**STORED ROWS:**
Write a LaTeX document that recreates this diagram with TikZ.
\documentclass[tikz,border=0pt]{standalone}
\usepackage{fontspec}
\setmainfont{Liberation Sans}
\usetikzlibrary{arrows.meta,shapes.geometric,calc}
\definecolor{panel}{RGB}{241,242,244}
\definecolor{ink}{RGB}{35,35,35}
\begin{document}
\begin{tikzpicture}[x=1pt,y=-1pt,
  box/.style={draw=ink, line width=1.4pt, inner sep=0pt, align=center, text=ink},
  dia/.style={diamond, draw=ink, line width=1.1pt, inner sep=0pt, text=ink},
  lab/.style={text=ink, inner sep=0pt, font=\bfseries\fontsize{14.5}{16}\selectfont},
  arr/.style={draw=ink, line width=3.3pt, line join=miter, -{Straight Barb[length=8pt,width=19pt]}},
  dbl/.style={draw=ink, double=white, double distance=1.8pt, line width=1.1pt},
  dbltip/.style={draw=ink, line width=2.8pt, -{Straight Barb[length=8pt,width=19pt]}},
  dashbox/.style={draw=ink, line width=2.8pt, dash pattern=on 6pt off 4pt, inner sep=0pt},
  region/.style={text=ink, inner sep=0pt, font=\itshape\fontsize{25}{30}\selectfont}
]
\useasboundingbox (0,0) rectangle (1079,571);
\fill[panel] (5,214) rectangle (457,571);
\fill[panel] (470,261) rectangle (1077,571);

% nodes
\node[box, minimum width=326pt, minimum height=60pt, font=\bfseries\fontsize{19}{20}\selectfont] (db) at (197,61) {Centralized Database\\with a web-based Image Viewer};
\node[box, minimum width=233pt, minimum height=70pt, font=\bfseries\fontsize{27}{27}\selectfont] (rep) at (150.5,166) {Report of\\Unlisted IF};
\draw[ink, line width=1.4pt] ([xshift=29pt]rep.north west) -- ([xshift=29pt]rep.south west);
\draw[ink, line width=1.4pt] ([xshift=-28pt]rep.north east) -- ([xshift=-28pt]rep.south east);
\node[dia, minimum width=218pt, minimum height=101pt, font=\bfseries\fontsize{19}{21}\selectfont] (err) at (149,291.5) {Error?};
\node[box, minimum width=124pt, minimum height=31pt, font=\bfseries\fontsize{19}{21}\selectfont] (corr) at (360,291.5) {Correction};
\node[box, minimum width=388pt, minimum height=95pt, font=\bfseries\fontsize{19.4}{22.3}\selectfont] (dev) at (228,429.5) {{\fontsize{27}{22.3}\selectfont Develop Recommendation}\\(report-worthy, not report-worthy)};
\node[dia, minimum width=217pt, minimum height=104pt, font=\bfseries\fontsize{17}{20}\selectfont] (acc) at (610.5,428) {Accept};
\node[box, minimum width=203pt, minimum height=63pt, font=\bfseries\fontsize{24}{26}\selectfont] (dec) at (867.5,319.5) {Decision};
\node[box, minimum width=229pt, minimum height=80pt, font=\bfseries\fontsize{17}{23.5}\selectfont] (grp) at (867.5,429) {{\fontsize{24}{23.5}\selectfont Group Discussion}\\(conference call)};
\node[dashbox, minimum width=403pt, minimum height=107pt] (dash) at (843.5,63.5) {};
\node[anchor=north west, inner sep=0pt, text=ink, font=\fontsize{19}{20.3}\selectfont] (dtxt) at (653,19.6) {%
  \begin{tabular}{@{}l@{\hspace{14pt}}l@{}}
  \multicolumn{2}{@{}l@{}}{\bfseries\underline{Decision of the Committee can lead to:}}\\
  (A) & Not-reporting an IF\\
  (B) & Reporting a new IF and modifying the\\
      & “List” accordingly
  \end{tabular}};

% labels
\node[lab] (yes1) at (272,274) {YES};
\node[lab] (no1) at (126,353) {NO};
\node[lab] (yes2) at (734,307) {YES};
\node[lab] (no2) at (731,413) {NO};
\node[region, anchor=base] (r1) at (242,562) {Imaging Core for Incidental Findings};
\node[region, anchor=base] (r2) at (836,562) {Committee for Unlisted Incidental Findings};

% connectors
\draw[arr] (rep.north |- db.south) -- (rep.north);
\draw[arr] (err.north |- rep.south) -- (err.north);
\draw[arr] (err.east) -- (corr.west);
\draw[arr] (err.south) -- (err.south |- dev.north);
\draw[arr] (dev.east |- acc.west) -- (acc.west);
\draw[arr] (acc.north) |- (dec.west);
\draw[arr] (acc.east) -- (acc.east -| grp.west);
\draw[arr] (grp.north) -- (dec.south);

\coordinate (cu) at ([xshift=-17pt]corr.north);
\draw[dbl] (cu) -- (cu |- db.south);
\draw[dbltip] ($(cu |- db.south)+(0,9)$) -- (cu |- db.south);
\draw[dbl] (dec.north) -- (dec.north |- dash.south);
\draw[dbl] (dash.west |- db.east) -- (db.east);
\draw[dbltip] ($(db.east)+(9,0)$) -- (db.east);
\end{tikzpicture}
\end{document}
* * *
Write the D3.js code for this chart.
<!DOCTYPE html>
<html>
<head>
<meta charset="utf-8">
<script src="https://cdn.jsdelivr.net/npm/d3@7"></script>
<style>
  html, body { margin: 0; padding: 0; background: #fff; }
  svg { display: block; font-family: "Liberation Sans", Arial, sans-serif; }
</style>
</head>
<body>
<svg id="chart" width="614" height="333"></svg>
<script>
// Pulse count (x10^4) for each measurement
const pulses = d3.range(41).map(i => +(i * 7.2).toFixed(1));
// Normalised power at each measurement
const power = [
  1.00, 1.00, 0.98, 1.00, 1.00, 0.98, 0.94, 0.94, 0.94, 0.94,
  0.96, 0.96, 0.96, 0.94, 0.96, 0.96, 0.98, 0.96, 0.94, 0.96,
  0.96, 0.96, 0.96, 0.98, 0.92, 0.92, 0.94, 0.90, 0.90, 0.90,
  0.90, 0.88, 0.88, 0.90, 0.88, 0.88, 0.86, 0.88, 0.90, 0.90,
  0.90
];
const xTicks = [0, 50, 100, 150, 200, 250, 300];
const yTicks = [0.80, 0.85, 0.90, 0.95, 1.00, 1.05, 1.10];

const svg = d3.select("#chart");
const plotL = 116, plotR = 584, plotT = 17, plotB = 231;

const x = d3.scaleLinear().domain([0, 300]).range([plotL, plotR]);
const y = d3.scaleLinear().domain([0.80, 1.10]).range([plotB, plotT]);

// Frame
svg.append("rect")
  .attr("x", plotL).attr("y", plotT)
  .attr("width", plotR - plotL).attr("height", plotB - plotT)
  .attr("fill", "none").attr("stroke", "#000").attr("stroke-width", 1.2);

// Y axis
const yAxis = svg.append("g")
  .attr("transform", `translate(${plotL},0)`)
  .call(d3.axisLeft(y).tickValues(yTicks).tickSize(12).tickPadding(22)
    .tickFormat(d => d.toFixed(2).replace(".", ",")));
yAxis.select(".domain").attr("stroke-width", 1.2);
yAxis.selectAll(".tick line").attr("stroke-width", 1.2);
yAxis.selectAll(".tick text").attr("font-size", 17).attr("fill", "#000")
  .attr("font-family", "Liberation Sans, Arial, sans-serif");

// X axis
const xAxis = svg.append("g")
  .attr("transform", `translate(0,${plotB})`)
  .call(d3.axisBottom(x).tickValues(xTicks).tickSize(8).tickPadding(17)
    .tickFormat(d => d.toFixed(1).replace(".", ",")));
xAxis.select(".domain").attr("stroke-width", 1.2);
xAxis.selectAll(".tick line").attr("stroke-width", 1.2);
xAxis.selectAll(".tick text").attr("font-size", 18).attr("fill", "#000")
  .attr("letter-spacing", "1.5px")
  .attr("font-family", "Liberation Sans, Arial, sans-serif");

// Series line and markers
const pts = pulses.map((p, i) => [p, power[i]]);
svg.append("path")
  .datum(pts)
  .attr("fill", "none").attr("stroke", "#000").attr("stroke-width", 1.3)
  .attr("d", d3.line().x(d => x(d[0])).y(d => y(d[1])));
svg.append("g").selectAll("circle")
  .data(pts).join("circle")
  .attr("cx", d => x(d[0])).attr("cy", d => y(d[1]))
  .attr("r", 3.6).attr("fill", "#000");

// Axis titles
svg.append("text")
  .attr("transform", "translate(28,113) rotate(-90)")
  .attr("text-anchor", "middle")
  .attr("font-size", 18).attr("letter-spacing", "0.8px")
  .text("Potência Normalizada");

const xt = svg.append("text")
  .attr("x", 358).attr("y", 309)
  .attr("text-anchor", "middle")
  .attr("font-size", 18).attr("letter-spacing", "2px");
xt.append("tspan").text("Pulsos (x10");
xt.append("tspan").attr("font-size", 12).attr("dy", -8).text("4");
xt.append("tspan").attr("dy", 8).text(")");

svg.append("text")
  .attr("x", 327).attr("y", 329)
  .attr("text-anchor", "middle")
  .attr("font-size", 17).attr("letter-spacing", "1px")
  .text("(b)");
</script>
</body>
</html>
...
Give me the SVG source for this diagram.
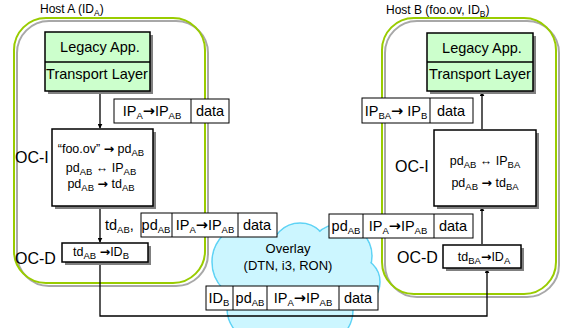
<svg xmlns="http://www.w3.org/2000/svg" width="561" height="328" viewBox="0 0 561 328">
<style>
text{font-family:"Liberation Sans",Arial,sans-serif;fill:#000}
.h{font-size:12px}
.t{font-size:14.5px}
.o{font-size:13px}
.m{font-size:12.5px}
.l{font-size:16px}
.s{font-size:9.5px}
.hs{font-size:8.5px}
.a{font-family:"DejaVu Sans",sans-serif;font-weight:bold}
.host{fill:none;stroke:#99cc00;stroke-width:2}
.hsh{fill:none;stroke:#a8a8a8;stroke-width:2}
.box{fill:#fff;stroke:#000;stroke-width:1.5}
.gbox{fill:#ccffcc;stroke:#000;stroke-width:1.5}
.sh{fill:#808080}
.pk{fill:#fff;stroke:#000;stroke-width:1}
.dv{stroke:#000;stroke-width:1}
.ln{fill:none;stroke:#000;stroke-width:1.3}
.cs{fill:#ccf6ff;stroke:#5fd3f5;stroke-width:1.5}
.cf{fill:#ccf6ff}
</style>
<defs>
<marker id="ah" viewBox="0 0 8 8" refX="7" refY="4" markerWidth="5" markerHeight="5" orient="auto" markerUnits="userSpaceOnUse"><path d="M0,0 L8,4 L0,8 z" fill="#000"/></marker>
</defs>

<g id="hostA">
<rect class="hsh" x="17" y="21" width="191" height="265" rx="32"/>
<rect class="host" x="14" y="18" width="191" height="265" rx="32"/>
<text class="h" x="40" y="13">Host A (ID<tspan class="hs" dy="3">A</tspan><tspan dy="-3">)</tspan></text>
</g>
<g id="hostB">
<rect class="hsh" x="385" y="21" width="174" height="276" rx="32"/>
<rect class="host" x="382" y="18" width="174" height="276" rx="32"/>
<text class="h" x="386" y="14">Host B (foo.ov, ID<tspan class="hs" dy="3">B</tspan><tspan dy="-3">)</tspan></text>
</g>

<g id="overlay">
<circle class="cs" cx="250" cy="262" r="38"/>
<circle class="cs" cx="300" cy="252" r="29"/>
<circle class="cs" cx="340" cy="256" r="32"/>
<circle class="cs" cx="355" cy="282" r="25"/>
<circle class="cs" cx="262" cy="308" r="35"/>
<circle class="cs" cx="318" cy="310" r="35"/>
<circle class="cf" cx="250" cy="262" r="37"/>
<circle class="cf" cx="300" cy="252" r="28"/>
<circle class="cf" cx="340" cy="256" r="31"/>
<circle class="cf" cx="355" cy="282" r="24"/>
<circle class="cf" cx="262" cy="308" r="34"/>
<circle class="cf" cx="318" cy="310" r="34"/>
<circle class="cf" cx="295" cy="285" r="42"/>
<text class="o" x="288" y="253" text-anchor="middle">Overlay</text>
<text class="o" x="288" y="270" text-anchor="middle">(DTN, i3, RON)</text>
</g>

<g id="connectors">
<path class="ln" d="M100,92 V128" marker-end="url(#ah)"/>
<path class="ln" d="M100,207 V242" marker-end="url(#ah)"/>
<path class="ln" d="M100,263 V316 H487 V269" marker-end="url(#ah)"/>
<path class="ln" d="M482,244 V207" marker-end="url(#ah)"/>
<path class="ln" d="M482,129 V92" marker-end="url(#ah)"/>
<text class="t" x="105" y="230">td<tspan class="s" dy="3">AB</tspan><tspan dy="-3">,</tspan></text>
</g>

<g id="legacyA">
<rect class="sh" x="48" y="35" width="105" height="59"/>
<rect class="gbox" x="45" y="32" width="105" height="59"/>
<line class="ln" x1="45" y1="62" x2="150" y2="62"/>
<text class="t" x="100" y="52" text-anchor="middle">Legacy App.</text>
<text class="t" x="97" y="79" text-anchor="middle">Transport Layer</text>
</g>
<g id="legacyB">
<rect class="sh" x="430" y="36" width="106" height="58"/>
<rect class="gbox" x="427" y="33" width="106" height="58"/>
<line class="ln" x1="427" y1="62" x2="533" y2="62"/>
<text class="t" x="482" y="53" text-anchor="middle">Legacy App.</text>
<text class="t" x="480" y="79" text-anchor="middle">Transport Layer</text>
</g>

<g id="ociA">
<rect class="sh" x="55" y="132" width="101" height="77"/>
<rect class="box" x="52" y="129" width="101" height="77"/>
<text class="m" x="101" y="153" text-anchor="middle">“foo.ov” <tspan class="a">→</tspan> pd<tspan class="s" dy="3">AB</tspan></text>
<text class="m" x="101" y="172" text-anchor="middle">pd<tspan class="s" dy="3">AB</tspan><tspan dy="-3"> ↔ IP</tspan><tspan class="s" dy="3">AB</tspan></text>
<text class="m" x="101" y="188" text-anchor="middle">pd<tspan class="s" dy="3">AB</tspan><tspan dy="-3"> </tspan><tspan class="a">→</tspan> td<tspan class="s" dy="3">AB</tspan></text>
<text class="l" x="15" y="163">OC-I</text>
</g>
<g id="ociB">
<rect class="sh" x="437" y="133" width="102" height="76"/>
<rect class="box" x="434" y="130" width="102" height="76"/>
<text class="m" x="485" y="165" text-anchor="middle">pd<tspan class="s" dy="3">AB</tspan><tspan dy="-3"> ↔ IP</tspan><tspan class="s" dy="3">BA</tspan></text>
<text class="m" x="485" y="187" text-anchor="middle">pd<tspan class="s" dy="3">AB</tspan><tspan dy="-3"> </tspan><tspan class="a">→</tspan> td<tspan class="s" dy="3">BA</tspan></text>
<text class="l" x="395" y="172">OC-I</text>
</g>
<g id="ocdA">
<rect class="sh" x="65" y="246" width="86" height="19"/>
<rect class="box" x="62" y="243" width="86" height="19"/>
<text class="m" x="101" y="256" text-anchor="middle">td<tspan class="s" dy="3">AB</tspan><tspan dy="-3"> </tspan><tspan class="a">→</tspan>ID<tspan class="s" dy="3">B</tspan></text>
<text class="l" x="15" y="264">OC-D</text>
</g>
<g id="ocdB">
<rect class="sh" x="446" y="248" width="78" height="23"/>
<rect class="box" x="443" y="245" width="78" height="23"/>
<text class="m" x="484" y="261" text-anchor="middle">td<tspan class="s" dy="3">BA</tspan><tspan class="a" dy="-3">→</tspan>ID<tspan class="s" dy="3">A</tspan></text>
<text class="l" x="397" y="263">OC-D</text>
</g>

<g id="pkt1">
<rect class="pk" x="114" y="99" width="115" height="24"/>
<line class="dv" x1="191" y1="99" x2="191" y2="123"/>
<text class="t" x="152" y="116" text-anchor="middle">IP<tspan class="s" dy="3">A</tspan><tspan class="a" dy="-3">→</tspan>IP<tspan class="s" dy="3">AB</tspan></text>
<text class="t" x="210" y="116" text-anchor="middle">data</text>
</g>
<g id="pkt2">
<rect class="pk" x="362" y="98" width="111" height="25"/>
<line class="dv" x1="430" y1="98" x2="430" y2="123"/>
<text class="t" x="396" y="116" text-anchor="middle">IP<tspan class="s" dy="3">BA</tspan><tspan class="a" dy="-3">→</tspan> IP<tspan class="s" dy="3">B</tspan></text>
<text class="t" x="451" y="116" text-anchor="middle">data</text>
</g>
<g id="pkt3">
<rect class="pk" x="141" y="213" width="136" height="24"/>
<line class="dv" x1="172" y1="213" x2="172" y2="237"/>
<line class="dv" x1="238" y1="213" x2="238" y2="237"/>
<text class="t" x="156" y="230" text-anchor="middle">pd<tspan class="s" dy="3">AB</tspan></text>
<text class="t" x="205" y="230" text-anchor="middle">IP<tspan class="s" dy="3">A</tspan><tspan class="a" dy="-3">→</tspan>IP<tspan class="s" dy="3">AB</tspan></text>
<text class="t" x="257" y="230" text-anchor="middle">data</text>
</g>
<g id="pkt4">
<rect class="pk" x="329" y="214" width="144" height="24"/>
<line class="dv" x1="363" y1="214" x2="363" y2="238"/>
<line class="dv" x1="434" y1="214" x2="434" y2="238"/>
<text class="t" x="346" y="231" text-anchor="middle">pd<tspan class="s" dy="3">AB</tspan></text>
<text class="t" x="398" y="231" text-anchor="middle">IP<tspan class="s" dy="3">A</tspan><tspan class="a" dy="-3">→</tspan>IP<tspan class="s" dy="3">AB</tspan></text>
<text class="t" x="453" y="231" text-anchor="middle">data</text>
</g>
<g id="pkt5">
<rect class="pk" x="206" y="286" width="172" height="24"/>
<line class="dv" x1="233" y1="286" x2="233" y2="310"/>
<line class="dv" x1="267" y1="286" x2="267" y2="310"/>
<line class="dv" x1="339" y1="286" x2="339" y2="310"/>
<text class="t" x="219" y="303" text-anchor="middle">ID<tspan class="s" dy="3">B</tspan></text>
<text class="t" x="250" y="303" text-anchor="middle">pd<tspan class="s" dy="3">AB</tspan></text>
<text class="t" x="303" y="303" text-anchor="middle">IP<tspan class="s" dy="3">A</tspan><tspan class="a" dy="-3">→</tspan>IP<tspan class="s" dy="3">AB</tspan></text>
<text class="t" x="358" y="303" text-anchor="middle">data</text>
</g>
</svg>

**EXERCISE BRIEF:** Show every line of the records above that contains the word "chart".

**SOLUTION TO THIS PROBLEM:**
Write the D3.js code for this chart.
<svg id="chart" width="614" height="333"></svg>
const svg = d3.select("#chart");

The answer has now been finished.